1. The problem statement, all variables and given/known data
A particle is thrown in the angle pi/3 radian with speed 10m/S. Find the time of movement if the maximal height is equal to the distance of fall.

2. Relevant equations
v^2-voy^2=2gh

3. The attempt at a solution
0-10^2*3/4=2*10*hmax
hmax=3.75
v0x*2t=3.75
v0*cos60*2t=3.75
10*0.5*2*t=3.75
t=0.375. The answer in my book is 1S.
I also want to know why whe I use the formula of maximal height v0^2sin^a/2g and maximal fallL=v0^2sin2a/g with the data from the problem they don't come out to be equal.

2. Nov 6, 2016

### Jamison Lahman

Can you explain what "time of movement" is? Is this the total time while the particle is in the air? What is the exact wording of the problem?
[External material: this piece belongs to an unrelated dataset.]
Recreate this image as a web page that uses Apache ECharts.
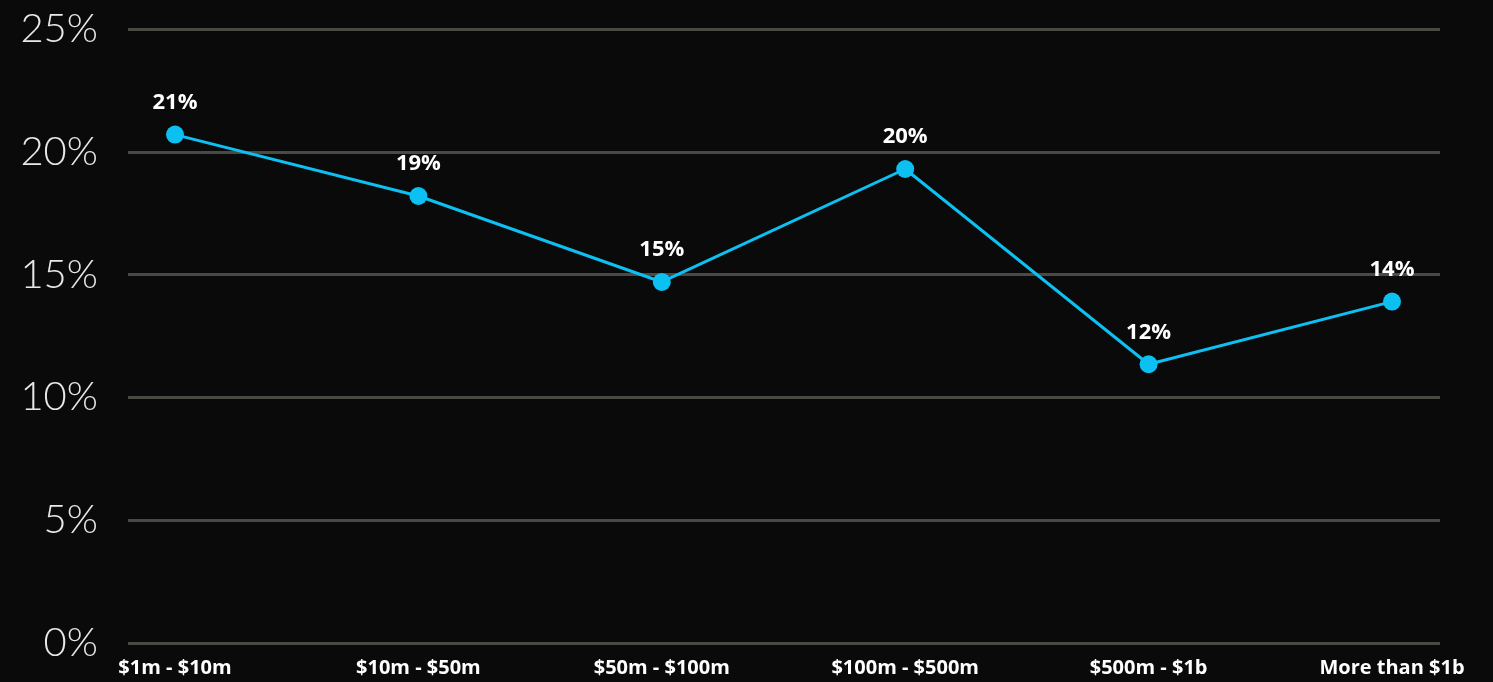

I am getting the same maximum height and using the equation $$h = \frac{1}{2}at^2$$ I am getting a total flight time of $\sqrt{3}$

Last edited: Nov 6, 2016
3. Nov 6, 2016

### haruspex

There seems to be too much information. That can be fixed by dropping the assumption that it lands at the same height it was launched at, but I still don't get the book answers.

4. Nov 6, 2016

### PhanthomJay

The angle of pi/3 radians might be measured from the vertical axis.

5. Nov 6, 2016

### haruspex

By dropping the assumption that it lands at the same height it was launched at, using pi/3 as angle to the horizontal I get a time of 1/4 s. Taking it as angle to the vertical makes it even less. To get a time of 1s I need a launch angle of acos(√2-1) to the horizontal, or about 65 degrees. That's using g=10m/s2.

6. Nov 6, 2016

### PhanthomJay

Poorly worded problem I can only assume it it is thrown at pi/3 radians with vertical on level ground. Vert comp of velocity thus 5 m/s. Rises to a height h then falls back vert distance h to ground, which is a 2nd assumption. Half sec up and half sec down. Problem should be tossed.

7. Nov 6, 2016

### haruspex

Right, so it was just a confusing way of saying it lands back at the height it was thrown from. Well deduced.